Instructions to follow
Exactly the lines from the one containing "Rebuild this chart" through the one containing "import plotly.graph_objects as go" are to be returned, please, without any pictures.

--- Begin Entries provided ---

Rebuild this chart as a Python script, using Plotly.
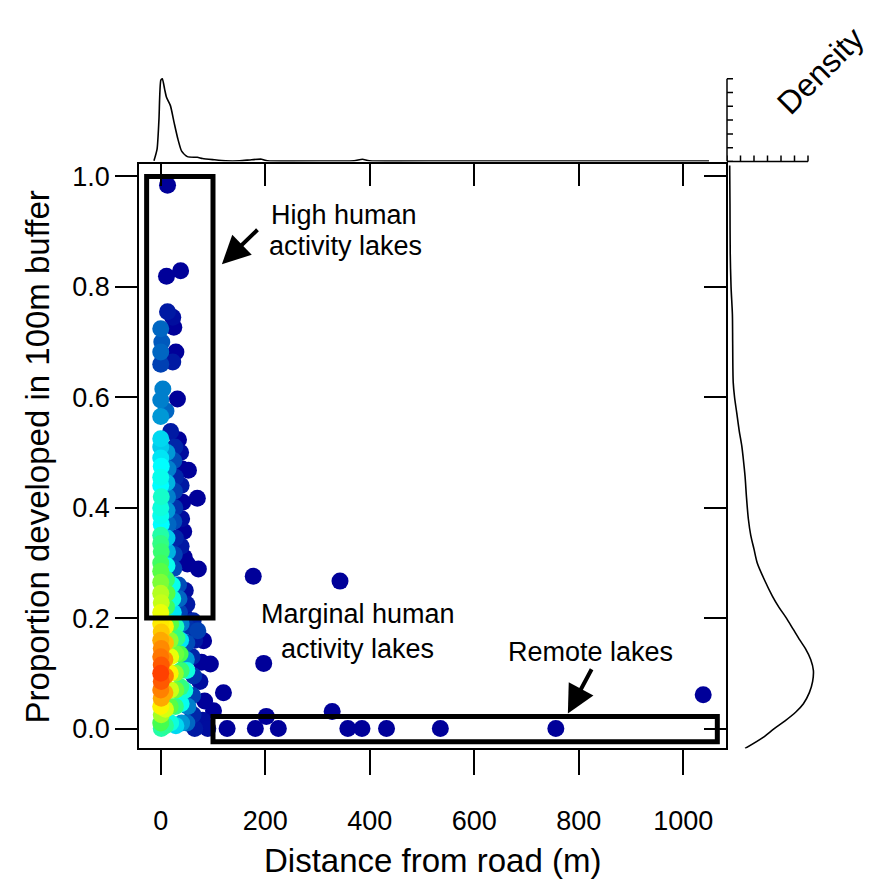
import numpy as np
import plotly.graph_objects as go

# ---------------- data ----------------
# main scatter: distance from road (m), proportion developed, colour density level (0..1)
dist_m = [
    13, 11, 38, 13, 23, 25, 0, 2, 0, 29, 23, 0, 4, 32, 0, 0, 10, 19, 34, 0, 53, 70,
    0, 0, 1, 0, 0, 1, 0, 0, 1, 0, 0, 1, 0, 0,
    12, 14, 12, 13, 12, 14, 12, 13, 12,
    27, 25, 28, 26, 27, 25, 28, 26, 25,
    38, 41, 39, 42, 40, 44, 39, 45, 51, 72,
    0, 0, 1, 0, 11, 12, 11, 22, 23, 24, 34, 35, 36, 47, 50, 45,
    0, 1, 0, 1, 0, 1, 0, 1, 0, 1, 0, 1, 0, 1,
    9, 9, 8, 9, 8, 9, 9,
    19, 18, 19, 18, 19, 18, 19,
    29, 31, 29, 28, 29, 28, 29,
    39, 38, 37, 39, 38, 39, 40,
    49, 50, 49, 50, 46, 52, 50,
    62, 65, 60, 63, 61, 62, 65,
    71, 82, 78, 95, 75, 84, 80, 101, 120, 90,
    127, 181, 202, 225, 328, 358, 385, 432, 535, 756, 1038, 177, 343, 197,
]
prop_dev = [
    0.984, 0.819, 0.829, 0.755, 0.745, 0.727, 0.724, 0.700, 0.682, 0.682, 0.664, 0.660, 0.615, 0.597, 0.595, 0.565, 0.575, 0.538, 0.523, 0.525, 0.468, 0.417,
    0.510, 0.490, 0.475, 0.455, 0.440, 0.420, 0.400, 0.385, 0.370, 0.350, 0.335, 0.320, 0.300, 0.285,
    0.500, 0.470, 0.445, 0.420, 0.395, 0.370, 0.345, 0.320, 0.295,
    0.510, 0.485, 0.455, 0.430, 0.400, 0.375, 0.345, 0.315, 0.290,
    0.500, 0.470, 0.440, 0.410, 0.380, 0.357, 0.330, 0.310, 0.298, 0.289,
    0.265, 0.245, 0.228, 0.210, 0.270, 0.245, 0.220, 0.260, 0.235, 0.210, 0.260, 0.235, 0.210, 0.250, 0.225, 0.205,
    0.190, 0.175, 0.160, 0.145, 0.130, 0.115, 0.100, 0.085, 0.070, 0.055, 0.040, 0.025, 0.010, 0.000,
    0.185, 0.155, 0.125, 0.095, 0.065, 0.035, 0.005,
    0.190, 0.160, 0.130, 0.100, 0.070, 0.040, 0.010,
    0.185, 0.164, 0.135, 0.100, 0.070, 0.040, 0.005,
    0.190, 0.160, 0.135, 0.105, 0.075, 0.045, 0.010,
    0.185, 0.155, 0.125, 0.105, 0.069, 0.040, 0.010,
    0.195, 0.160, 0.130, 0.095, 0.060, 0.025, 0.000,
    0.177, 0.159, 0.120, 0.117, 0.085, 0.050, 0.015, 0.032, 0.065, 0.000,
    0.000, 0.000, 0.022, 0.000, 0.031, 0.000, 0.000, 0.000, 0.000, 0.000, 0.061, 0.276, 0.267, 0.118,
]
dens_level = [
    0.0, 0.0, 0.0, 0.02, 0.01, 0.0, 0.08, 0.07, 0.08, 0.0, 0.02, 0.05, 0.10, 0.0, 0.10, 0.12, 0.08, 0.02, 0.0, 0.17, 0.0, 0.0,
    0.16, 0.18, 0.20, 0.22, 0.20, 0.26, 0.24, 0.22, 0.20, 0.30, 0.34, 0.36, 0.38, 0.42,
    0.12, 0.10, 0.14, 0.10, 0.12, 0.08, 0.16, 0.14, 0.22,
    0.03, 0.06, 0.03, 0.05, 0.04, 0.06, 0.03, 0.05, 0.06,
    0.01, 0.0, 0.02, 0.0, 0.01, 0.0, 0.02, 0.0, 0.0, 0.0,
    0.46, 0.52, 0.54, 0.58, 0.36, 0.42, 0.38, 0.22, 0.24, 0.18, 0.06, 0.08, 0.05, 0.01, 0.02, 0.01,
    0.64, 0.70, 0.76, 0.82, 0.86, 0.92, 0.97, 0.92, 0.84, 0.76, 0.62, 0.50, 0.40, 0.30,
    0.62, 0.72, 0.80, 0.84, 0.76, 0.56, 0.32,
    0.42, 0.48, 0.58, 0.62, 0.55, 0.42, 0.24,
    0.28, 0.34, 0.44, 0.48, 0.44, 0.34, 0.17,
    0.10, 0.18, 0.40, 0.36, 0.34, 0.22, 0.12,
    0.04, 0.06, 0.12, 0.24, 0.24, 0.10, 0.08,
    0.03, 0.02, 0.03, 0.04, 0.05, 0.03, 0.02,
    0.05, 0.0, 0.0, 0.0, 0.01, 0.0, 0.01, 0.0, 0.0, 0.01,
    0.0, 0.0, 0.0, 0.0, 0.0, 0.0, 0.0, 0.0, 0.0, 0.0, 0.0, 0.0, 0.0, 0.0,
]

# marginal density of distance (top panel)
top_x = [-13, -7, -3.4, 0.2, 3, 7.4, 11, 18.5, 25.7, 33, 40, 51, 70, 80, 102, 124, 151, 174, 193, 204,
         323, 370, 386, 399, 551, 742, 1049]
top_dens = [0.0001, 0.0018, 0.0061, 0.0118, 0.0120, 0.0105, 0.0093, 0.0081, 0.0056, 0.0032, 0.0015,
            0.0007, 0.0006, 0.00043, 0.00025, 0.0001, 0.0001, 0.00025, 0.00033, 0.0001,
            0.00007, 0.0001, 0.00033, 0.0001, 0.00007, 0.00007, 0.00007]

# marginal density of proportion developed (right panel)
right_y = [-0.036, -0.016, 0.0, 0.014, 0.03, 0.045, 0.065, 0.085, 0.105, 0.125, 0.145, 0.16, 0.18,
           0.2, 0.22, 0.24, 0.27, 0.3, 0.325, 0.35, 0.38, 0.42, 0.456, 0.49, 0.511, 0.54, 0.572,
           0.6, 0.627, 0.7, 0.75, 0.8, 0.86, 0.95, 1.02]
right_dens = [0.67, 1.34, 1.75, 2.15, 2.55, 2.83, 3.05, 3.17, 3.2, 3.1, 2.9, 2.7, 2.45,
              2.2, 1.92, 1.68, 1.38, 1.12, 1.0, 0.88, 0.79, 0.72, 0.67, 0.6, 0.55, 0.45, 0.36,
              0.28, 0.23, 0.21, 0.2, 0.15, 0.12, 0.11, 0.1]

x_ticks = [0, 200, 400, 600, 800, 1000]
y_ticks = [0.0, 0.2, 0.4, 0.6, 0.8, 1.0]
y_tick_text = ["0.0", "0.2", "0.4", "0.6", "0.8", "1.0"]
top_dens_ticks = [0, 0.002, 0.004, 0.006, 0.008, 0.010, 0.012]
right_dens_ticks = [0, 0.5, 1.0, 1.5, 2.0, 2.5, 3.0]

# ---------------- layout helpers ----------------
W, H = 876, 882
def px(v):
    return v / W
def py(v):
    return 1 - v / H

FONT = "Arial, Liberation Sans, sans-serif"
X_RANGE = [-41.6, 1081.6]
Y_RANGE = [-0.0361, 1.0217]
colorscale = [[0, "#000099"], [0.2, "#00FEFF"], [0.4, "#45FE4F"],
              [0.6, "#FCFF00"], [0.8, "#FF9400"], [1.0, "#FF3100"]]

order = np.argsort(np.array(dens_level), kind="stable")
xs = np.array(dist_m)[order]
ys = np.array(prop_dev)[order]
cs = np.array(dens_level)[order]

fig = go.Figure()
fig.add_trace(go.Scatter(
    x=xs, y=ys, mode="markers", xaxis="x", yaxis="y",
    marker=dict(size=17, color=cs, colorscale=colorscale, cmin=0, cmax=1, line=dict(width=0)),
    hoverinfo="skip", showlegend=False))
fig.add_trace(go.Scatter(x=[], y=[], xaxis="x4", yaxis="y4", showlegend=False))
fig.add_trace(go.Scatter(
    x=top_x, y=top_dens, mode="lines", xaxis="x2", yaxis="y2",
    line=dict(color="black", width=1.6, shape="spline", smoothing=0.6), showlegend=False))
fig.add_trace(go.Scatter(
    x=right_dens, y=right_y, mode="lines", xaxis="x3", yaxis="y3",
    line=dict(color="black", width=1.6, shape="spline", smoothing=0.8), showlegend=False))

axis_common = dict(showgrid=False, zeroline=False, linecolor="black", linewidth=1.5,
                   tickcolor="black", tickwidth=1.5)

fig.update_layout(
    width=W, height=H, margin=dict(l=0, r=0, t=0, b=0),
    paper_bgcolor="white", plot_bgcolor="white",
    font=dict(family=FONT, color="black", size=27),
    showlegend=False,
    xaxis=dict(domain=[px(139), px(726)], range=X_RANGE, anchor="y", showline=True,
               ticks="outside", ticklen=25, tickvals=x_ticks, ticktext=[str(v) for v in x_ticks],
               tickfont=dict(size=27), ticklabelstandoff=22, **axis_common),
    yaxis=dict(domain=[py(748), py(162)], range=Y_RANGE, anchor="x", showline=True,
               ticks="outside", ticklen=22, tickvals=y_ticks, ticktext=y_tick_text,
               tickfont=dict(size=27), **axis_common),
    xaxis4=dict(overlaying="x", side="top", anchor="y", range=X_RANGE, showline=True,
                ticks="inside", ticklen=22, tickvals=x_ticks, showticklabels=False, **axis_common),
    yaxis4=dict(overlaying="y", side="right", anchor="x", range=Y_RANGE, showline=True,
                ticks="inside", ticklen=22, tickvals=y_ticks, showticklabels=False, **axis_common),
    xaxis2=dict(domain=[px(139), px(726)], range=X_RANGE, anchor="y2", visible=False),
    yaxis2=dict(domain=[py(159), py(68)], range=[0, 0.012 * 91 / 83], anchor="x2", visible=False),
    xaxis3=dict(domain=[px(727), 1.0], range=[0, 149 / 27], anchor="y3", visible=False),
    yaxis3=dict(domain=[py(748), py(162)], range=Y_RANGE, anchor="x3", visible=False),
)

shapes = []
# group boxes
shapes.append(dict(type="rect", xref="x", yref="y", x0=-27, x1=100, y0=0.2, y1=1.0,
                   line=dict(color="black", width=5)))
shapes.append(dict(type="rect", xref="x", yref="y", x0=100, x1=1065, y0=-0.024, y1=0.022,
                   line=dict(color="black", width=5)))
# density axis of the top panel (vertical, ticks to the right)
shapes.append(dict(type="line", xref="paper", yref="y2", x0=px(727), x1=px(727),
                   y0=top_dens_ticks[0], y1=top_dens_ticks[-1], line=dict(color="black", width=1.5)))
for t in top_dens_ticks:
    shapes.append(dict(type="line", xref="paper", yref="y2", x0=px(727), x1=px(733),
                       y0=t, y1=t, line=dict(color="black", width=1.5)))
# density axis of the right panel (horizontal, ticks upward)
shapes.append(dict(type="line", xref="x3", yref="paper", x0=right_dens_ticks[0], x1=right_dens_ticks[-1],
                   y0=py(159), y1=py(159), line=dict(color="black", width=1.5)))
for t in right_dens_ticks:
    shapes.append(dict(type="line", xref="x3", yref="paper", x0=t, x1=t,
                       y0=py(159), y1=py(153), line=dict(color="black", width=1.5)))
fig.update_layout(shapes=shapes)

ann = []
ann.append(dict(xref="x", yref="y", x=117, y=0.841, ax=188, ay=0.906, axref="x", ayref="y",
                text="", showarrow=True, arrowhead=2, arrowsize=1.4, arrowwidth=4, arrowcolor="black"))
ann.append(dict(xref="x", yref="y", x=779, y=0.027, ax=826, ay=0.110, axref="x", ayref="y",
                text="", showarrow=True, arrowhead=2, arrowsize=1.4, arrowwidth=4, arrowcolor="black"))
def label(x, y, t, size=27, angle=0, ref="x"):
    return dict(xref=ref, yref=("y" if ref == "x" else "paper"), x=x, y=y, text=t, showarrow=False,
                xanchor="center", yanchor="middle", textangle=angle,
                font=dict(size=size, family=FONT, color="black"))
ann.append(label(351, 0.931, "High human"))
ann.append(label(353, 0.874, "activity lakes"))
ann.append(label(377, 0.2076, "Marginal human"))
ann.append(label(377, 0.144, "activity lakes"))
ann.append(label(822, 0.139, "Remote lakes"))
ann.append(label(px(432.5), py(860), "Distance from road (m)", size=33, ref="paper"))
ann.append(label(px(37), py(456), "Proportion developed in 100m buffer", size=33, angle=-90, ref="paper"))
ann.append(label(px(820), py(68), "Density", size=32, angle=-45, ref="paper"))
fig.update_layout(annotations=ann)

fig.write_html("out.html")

--- End Entries provided ---
--- Begin Entries provided ---

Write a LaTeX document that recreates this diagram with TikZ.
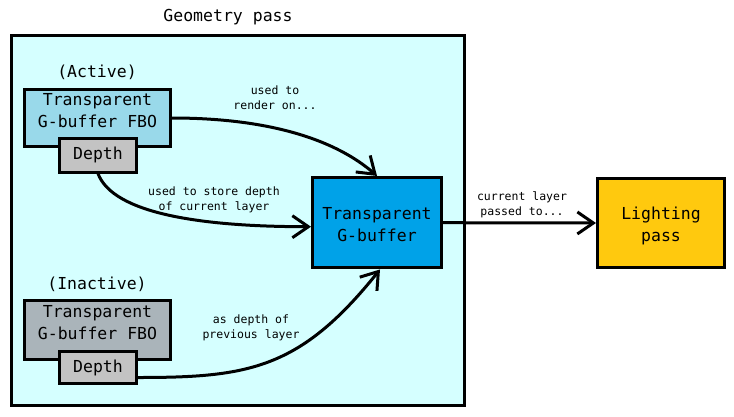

--- End Entries provided ---

Worked solution
Rebuild this chart as a Python script, using Plotly.
import numpy as np
import plotly.graph_objects as go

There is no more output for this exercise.